Working Around a Project with Twenty Years of Precedents

Accepted Session
Short Form
Scheduled: Thursday, June 23, 2016 from 11:00 – 11:45am in B201


How do you deal with a free software project that has been ongoing for many years? What happens when the original designers moved on long ago and even the elders don’t have all the answers? This session will examine how to work with existing precedents to drive evolution of the project.


When I was a kid, my neighbor told me, “You don’t really want to mess with a twenty year old car if it runs well enough. The machine has worn into familiar patterns; let the sleeping crud lie.”

That’s a fine sentiment for an AMC Pacer, but it fits poorly in a dynamic world like software, where change is inexpensive. However, plenty of free software projects that have existed for decades, and if you find yourself getting involved with one of them, what can you do? How does one gather knowledge about the goals and desires that the project was trying to solve? How does one capture longstanding institutional knowledge and forgotten design nuances in a format that minimizes future information attrition? What can be done about other participants who do not look favorably upon change? How can you push new ideas into a mature project where “everything works just fine”? Can we be “disruptive” without being disruptive, as it were?

Darrick has spent the past several years trying to add new features to XFS, which is a high performance filesystem introduced by SGI in 1993. Before that, he worked with the ext[2-4] filesystems, which are of similar age. Along the way, he’s learned how to understand problems that the code tries to solve and the design decisions hidden within by synthesizing knowledge from source code comments, bit-rotting documentation, anecdotes, inferences, and even Google. At the same time, he’s become accustomed to the tap dance of leading the leaders step by step towards a new period of development for the project. However, he’d be remiss if he didn’t acknowledge the plentiful potholes he hit along the way.

My goal for this session is to talk a little bit about leveling up from occasionally sending patches to actively driving development. I’d love to transition from that to a broader discussion with audience members who have done similar things in their own communities.

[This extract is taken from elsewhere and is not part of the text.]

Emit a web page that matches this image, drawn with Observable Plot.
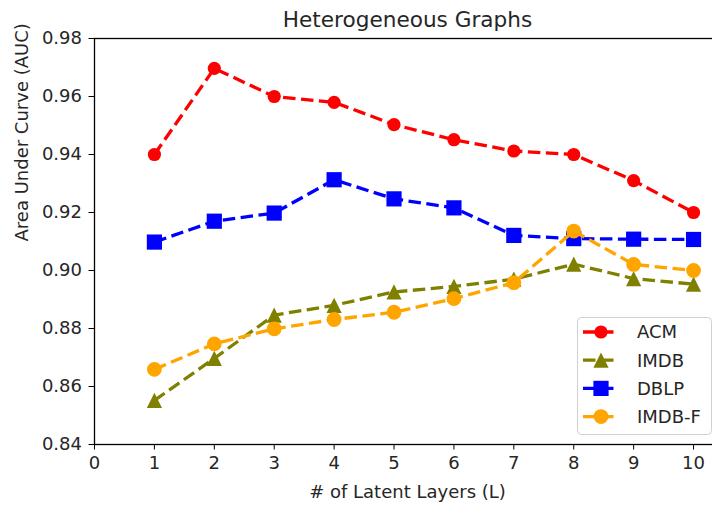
<!DOCTYPE html>
<html>
<head>
<meta charset="utf-8">
<script src="https://cdn.jsdelivr.net/npm/d3@7"></script>
<script src="https://cdn.jsdelivr.net/npm/@observablehq/plot@0.6"></script>
<style>
  html, body { margin: 0; padding: 0; overflow: hidden; background: #fff; }
  #chart { width: 720px; }
  #chart svg { display: block; max-width: none !important; width: 720px; height: 506px; }
</style>
</head>
<body>
<div id="chart"></div>
<script>
const layers = [1, 2, 3, 4, 5, 6, 7, 8, 9, 10];
const acm   = [0.940, 0.9697, 0.960, 0.958, 0.9503, 0.9451, 0.9412, 0.9400, 0.9310, 0.9200];
const imdb  = [0.8552, 0.8697, 0.8846, 0.8880, 0.8926, 0.8945, 0.8970, 0.9022, 0.8972, 0.8953];
const dblp  = [0.9098, 0.9170, 0.9198, 0.9313, 0.9247, 0.9216, 0.9121, 0.9110, 0.9108, 0.9107];
const imdbF = [0.8659, 0.8747, 0.8799, 0.8831, 0.8856, 0.8903, 0.8958, 0.9136, 0.9021, 0.9000];

const seriesNames = ["ACM", "IMDB", "DBLP", "IMDB-F"];
const seriesColors = ["#ff0000", "#808000", "#0000ff", "#ffa500"];
const xTicks = [0, 1, 2, 3, 4, 5, 6, 7, 8, 9, 10];
const yTicks = [0.84, 0.86, 0.88, 0.90, 0.92, 0.94, 0.96, 0.98];

const titleText = "Heterogeneous Graphs";
const xLabel = "# of Latent Layers (L)";
const yLabel = "Area Under Curve (AUC)";

// custom matplotlib-like symbols (half extent = r)
const triangleUp = {
  draw(ctx, size) {
    const h = Math.sqrt(size / Math.PI);
    ctx.moveTo(0, -h);
    ctx.lineTo(h, h);
    ctx.lineTo(-h, h);
    ctx.closePath();
  }
};
const squareSym = {
  draw(ctx, size) {
    const h = Math.sqrt(size / Math.PI);
    ctx.rect(-h, -h, 2 * h, 2 * h);
  }
};
const symbols = ["circle", triangleUp, squareSym, "circle"];
const radii = [6.6, 7.6, 7.6, 7.4];
const valuesList = [acm, imdb, dblp, imdbF];

const rows = [];
valuesList.forEach((vals, si) => {
  layers.forEach((L, i) => rows.push({series: seriesNames[si], L, v: vals[i]}));
});

const dash = "12.5,5.5";
const lw = 3.3;

const marks = [];
seriesNames.forEach((name, si) => {
  const d = rows.filter(r => r.series === name);
  marks.push(Plot.line(d, {x: "L", y: "v", stroke: seriesColors[si], strokeWidth: lw, strokeDasharray: dash, strokeLinecap: "butt"}));
  marks.push(Plot.dot(d, {x: "L", y: "v", fill: seriesColors[si], stroke: "none", symbol: () => symbols[si], r: radii[si]}));
});

const textColor = "#262626";

const plot = Plot.plot({
  width: 720,
  height: 506,
  marginLeft: 94,
  marginRight: 0,
  marginTop: 38,
  marginBottom: 62,
  style: {fontFamily: "DejaVu Sans", fontSize: "18px", color: textColor, background: "#fff", maxWidth: "none"},
  x: {domain: [0, 10.45]},
  y: {domain: [0.84, 0.98]},
  symbol: {type: "identity"},
  marks: [
    Plot.axisX({ticks: xTicks, tickSize: 5.5, tickPadding: 6, tickFormat: d3.format("d"), label: null, stroke: "#000"}),
    Plot.axisY({ticks: yTicks, tickSize: 5.5, tickPadding: 7, tickFormat: d3.format(".2f"), label: null, stroke: "#000"}),
    Plot.frame({stroke: "#000", strokeWidth: 1.3}),
    ...marks,
    Plot.text([titleText], {frameAnchor: "top", lineAnchor: "bottom", dy: -12, fontSize: 21.6, fill: textColor}),
    Plot.text([xLabel], {frameAnchor: "bottom", lineAnchor: "bottom", dy: 53, fontSize: 18, fill: textColor}),
    Plot.text([yLabel], {frameAnchor: "left", lineAnchor: "bottom", rotate: -90, dx: -67, fontSize: 18, fill: textColor})
  ]
});

document.getElementById("chart").appendChild(plot);

// legend (lower right, matplotlib style)
const svg = d3.select(plot);
const lg = svg.append("g").attr("font-family", "DejaVu Sans").attr("font-size", 18).attr("text-anchor", "start");
lg.append("rect")
  .attr("x", 577.5).attr("y", 317.5).attr("width", 134).attr("height", 117)
  .attr("rx", 4).attr("fill", "#fff").attr("fill-opacity", 0.8)
  .attr("stroke", "#d0d0d0").attr("stroke-width", 1);
const rowY0 = 332, rowStep = 28.2;
seriesNames.forEach((name, si) => {
  const y = rowY0 + si * rowStep;
  lg.append("line").attr("x1", 583).attr("x2", 619).attr("y1", y).attr("y2", y)
    .attr("stroke", seriesColors[si]).attr("stroke-width", lw).attr("stroke-dasharray", dash);
  const sym = symbols[si];
  if (sym === "circle") {
    lg.append("circle").attr("cx", 601).attr("cy", y).attr("r", radii[si]).attr("fill", seriesColors[si]);
  } else {
    lg.append("path").attr("transform", `translate(601,${y})`)
      .attr("d", d3.symbol(sym, Math.PI * radii[si] * radii[si])())
      .attr("fill", seriesColors[si]);
  }
  lg.append("text").attr("x", 637).attr("y", y).attr("dy", "0.35em").attr("text-anchor", "start")
    .attr("fill", textColor).text(name);
});
</script>
</body>
</html>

The aim is to help less experienced participants connect with techniques that they can use to help their own projects avoid stagnation.


free software, XFS, linux, ext4, leadership, community evolution

Speaking experience

Various: 3x OSBridges, 5x Linux Storage, Filesystem & Memory Management workshop, 3x Linux Plumbers Conference, 1x Ottawa Linux Symposium, the IBM Academy of Science, numerous Ext4 Developer Summits, PDX Byte...

As always, I will develop this talk specifically for OSBridge. It has not been presented previously.


  • Head


    Darrick has been cranking out patches to the Linux kernel for the past twelve years. In that time he has worked on many areas of the kernel, most notably ext4, storage drivers, energy management, firmware hacking, and environmental sensors. He is now attempting to bring about the future of data storage, whether that means adapting existing filesystems to new kinds of storage, making versioning cheap, or teaching the computer how to automatically repair damage.

    Before that, Darrick mostly wrote software toys (compilers, interpreters, even operating systems) for fun, and nosed around inside a computer more than he admits. He has yet to find a computer that he can’t crash.

    Off-line, Darrick enjoys dancing, exploring exotic back-country with a camera, and belting out songs.